The reason Lamarr's story resonates is the gap between how she was marketed and what she was doing. Studios sold her image; she spent her evenings at a drafting table. She has been called "the mother of Wi-Fi," and while that phrase is a simplification, it points at something true: a woman the public was told to look at, not listen to, quietly co-authored a patent that engineers still trace modern wireless back to.

It is a useful correction to how we usually talk about intelligence. Lamarr's cultural fame gave people a reason to assign her a flattering IQ number, but her actual claim to brilliance does not depend on that number at all. It rests on a document you can pull up and read, and on institutions, the U.S. Patent Office, the Electronic Frontier Foundation, the National Inventors Hall of Fame, that reviewed the work and put their name behind it.

That distinction, an achievement anyone can verify versus a number someone assigned, is the whole point. When the Electronic Frontier Foundation gave Lamarr its Pioneer Award in 1997, she was 82 and reportedly responded with three words: "It's about time." The recognition was for the invention, not for a score.

How to read "genius" claims about famous inventors

Lamarr is the exception that proves a rule about celebrity IQ. Most of the numbers you see attached to famous names, Einstein's "160," a singer's "154," are estimates or media inventions with no test behind them. The right question to ask is always the same: is there a documented score, from a named test, on a known date? For Lamarr, the answer is no.

But she also shows why that question is not the only one worth asking. The better question for judging a real mind is: what did the person actually do, and did anyone independent verify it? On that measure Lamarr is off the charts. A patent is a document. A Hall of Fame induction is a judgment made by other people. Those are the kinds of external evidence that a floating IQ number can never supply.
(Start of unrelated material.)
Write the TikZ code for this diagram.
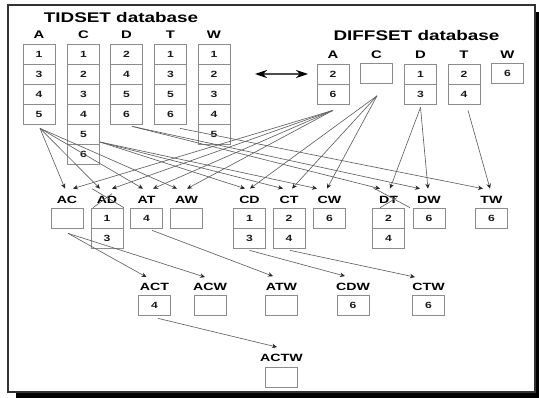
\documentclass[tikz,border=0pt]{standalone}
\usepackage{fontspec}
\setmainfont{Liberation Sans}
\usetikzlibrary{arrows.meta}
\newcommand{\wtxt}[1]{\scalebox{1.35}[1]{#1}}
\newcommand{\cellat}[4]{\node[cell] (#1) at (#2,#3) {\wtxt{#4}};}
\tikzset{
 cell/.style={draw=black!45, line width=0.7pt, minimum width=32pt, minimum height=20pt, inner sep=0pt, font=\fontsize{9}{9}\selectfont\bfseries, text=black!90},
 head/.style={font=\fontsize{11}{11}\selectfont\bfseries, inner sep=0pt, text=black},
 lab/.style={font=\fontsize{10.5}{10.5}\selectfont\bfseries, inner sep=0pt, text=black},
 ttl/.style={font=\fontsize{14}{14}\selectfont\bfseries, inner sep=0pt, text=black},
 con/.style={draw=black!62, line width=0.65pt, -{Stealth[length=5pt,width=4.5pt,color=black!85,fill=black!85]}},
 xmark/.style={draw=black!62, line width=0.65pt},
}
\begin{document}
\begin{tikzpicture}[x=1pt,y=-1pt]
\useasboundingbox (0,0) rectangle (539,398);
% frame with shadow
\fill[black] (16,392.5) rectangle (539,398);
\fill[black] (535.5,12) rectangle (539,398);
\draw[line width=1.4pt, black!80] (8,5) rectangle (535,392);

% TIDSET
\node[ttl] (ttid) at (121,17) {\wtxt{TIDSET database}};
\node[head] (hA) at (39,35) {\wtxt{A}};
\node[head] (hC) at (83.5,35) {\wtxt{C}};
\node[head] (hD) at (126.5,35) {\wtxt{D}};
\node[head] (hT) at (170.5,35) {\wtxt{T}};
\node[head] (hW) at (214,35) {\wtxt{W}};
\cellat{tA1}{39}{54}{1}\cellat{tA2}{39}{74}{3}\cellat{tA3}{39}{94}{4}\cellat{tA4}{39}{114}{5}
\cellat{tC1}{83.5}{54}{1}\cellat{tC2}{83.5}{74}{2}\cellat{tC3}{83.5}{94}{3}\cellat{tC4}{83.5}{114}{4}\cellat{tC5}{83.5}{134}{5}\cellat{tC6}{83.5}{154}{6}
\cellat{tD1}{126.5}{54}{2}\cellat{tD2}{126.5}{74}{4}\cellat{tD3}{126.5}{94}{5}\cellat{tD4}{126.5}{114}{6}
\cellat{tT1}{170.5}{54}{1}\cellat{tT2}{170.5}{74}{3}\cellat{tT3}{170.5}{94}{5}\cellat{tT4}{170.5}{114}{6}
\cellat{tW1}{214}{54}{1}\cellat{tW2}{214}{74}{2}\cellat{tW3}{214}{94}{3}\cellat{tW4}{214}{114}{4}\cellat{tW5}{214}{134}{5}

% double arrow
\coordinate (dl) at (255,74);
\coordinate (dr) at (308,74);
\draw[black!70, line width=1.6pt, {Stealth[length=12pt,width=8pt,color=black,fill=black]}-{Stealth[length=12pt,width=8pt,color=black,fill=black]}] (dl) -- (dr);

% DIFFSET
\node[ttl] (tdif) at (416.5,35) {\wtxt{DIFFSET database}};
\node[head] (gA) at (333,55) {\wtxt{A}};
\node[head] (gC) at (376.5,55) {\wtxt{C}};
\node[head] (gD) at (420.5,55) {\wtxt{D}};
\node[head] (gT) at (464,55) {\wtxt{T}};
\node[head] (gW) at (507.5,55) {\wtxt{W}};
\cellat{dA1}{333}{74}{2}\cellat{dA2}{333}{94}{6}
\cellat{dC1}{376.5}{73.5}{}
\cellat{dD1}{420.5}{74}{1}\cellat{dD2}{420.5}{94}{3}
\cellat{dT1}{464}{74}{2}\cellat{dT2}{464}{94}{4}
\cellat{dW1}{507.5}{73.5}{6}

% level 2
\foreach \n/\x in {AC/67,AD/107,AT/146.5,AW/186.5,CD/249.5,CT/289,CW/329.5,DT/388.5,DW/429,TW/491.5}
  \node[lab] (l\n) at (\x,199.5) {\wtxt{\n}};
\cellat{cAC}{67}{218}{}
\cellat{cAD1}{107}{218}{1}\cellat{cAD2}{107}{238}{3}
\cellat{cAT}{146.5}{218}{4}
\cellat{cAW}{186.5}{218}{}
\cellat{cCD1}{249.5}{218}{1}\cellat{cCD2}{249.5}{238}{3}
\cellat{cCT1}{289}{218}{2}\cellat{cCT2}{289}{238}{4}
\cellat{cCW}{329.5}{218}{6}
\cellat{cDT1}{388.5}{218}{2}\cellat{cDT2}{388.5}{238}{4}
\cellat{cDW}{429}{218}{6}
\cellat{cTW}{491.5}{218}{6}

% level 3
\foreach \n/\x in {ACT/154.5,ACW/210,ATW/281.5,CDW/353,CTW/428.5}
  \node[lab] (l\n) at (\x,287) {\wtxt{\n}};
\cellat{cACT}{154.5}{305}{4}
\cellat{cACW}{210}{305}{}
\cellat{cATW}{281.5}{305}{}
\cellat{cCDW}{353}{305}{6}
\cellat{cCTW}{428.5}{305}{6}
\node[lab] (lACTW) at (281.5,358) {\wtxt{ACTW}};
\cellat{cACTW}{281.5}{377.5}{}

% sources
\coordinate (sA) at ([xshift=1pt,yshift=-4pt]tA4.south);
\coordinate (sC) at ([yshift=-8pt]tC5.east);
\coordinate (sD) at ([xshift=5.5pt,yshift=-2pt]tD4.south);
\coordinate (sT) at ([xshift=9.5pt,yshift=-4pt]tT4.south);
\coordinate (rA) at ([yshift=-6pt]dA2.south);
\coordinate (rC) at ([xshift=0.5pt,yshift=-12pt]dC1.south);
\coordinate (rD) at ([yshift=-3pt]dD2.south);
\coordinate (rT) at ([xshift=4pt,yshift=-6pt]dT2.south);

% TIDSET -> level 2
\draw[con] (sA) -- ([xshift=-2pt,yshift=7pt]lAC.north);
\draw[con] (sA) -- ([xshift=-7pt,yshift=7pt]lAD.north);
\draw[con] (sA) -- ([xshift=-3.5pt,yshift=7pt]lAT.north);
\draw[con] (sA) -- ([xshift=-9.5pt,yshift=7pt]lAW.north);
\draw[con] (sC) -- ([xshift=-4.5pt,yshift=7pt]lCD.north);
\draw[con] (sC) -- ([xshift=-6pt,yshift=7pt]lCT.north);
\draw[con] (sC) -- ([xshift=-12.5pt,yshift=7pt]lCW.north);
\draw[con] (sD) -- ([xshift=-8.5pt,yshift=7pt]lDT.north);
\draw[con] (sD) -- ([xshift=-9pt,yshift=7pt]lDW.north);
\draw[con] (sT) -- ([xshift=-8.5pt,yshift=7pt]lTW.north);
% DIFFSET -> level 2
\draw[con] (rA) -- ([xshift=6pt,yshift=7pt]lAC.north);
\draw[con] (rA) -- ([xshift=5pt,yshift=7pt]lAD.north);
\draw[con] (rA) -- ([xshift=6.5pt,yshift=7pt]lAT.north);
\draw[con] (rA) -- ([xshift=0.5pt,yshift=7pt]lAW.north);
\draw[con] (rC) -- ([xshift=0.5pt,yshift=7pt]lCD.north);
\draw[con] (rC) -- ([xshift=3pt,yshift=7pt]lCT.north);
\draw[con] (rC) -- ([xshift=-2.5pt,yshift=7pt]lCW.north);
\draw[con] (rD) -- ([xshift=1.5pt,yshift=7pt]lDT.north);
\draw[con] (rD) -- ([xshift=-1pt,yshift=7pt]lDW.north);
\draw[con] (rT) -- ([xshift=-1.5pt,yshift=7pt]lTW.north);

% cross marks
\draw[xmark] ([xshift=-15pt,yshift=7pt]lAD.north) -- ([xshift=17pt,yshift=-12pt]lAD.north);
\draw[xmark] ([xshift=-14pt,yshift=-12pt]lAD.north) -- ([xshift=5pt,yshift=2pt]lAD.north);
\draw[xmark] ([xshift=-15.5pt,yshift=8pt]lDT.north) -- ([xshift=21.5pt,yshift=-12pt]lDT.north);
\draw[xmark] ([xshift=-8.5pt,yshift=-12pt]lDT.north) -- ([xshift=8.5pt,yshift=-2pt]lDT.north);

% level 2 -> level 3
\coordinate (sAC) at ([xshift=1pt,yshift=-5pt]cAC.south);
\draw[con] (sAC) -- ([xshift=-8pt,yshift=6pt]lACT.north);
\draw[con] (sAC) -- ([xshift=-5pt,yshift=6pt]lACW.north);
\draw[con] ([xshift=5.5pt,yshift=-2pt]cAT.south) -- ([xshift=-8.5pt,yshift=7pt]lATW.north);
\draw[con] ([yshift=-2pt]cCD2.south) -- ([xshift=-8pt,yshift=7pt]lCDW.north);
\draw[con] ([xshift=1pt,yshift=-2pt]cCT2.south) -- ([xshift=-13.5pt,yshift=6pt]lCTW.north);
% level 3 -> level 4
\draw[con] ([xshift=3.5pt,yshift=-3pt]cACT.south) -- ([xshift=-4.5pt,yshift=7pt]lACTW.north);
\end{tikzpicture}
\end{document}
The same logic applies to your own number. A figure someone repeats about you online means nothing; a score means something only when you know how it was produced. If you are curious where you actually land, the only number worth trusting is one from a test you take yourself under real conditions.

FAQ

Q: What was Hedy Lamarr's IQ?

A: Her IQ is often cited as around 140 to 145, but that figure is unverified. It appears on celebrity trivia lists with no named test, examiner, or date, and there is no record of Lamarr taking an IQ test. Treat the number as an estimate rather than a measured result.

Q: Is the IQ number reliable?

A: No. There is no published test result behind it. The figures circulate on "smartest celebrities" and "brilliant women" roundups that cite one another rather than any primary source, so they cannot be confirmed.

Q: What did Hedy Lamarr actually invent?

A: She co-invented a frequency-hopping "Secret Communication System" with composer George Antheil, patented as U.S. Patent 2,292,387 in 1942. It was designed to keep radio-controlled torpedoes from being jammed by switching the signal rapidly across up to 88 synchronized frequencies. The principle, spread-spectrum frequency hopping, later helped shape technologies behind Wi-Fi, Bluetooth, and GPS.

Q: Was Hedy Lamarr recognized for her invention?

A: Yes. She and Antheil received the Electronic Frontier Foundation's Pioneer Award in 1997, and Lamarr was inducted into the National Inventors Hall of Fame in 2014 for the frequency-hopping technology.

Q: Did Hedy Lamarr have formal engineering training?

A: No formal degree. Biographers describe her engineering knowledge as largely self-taught, sharpened by her first marriage to a munitions manufacturer and her own tinkering. Her documented output, a granted patent, matters more than her lack of a credential.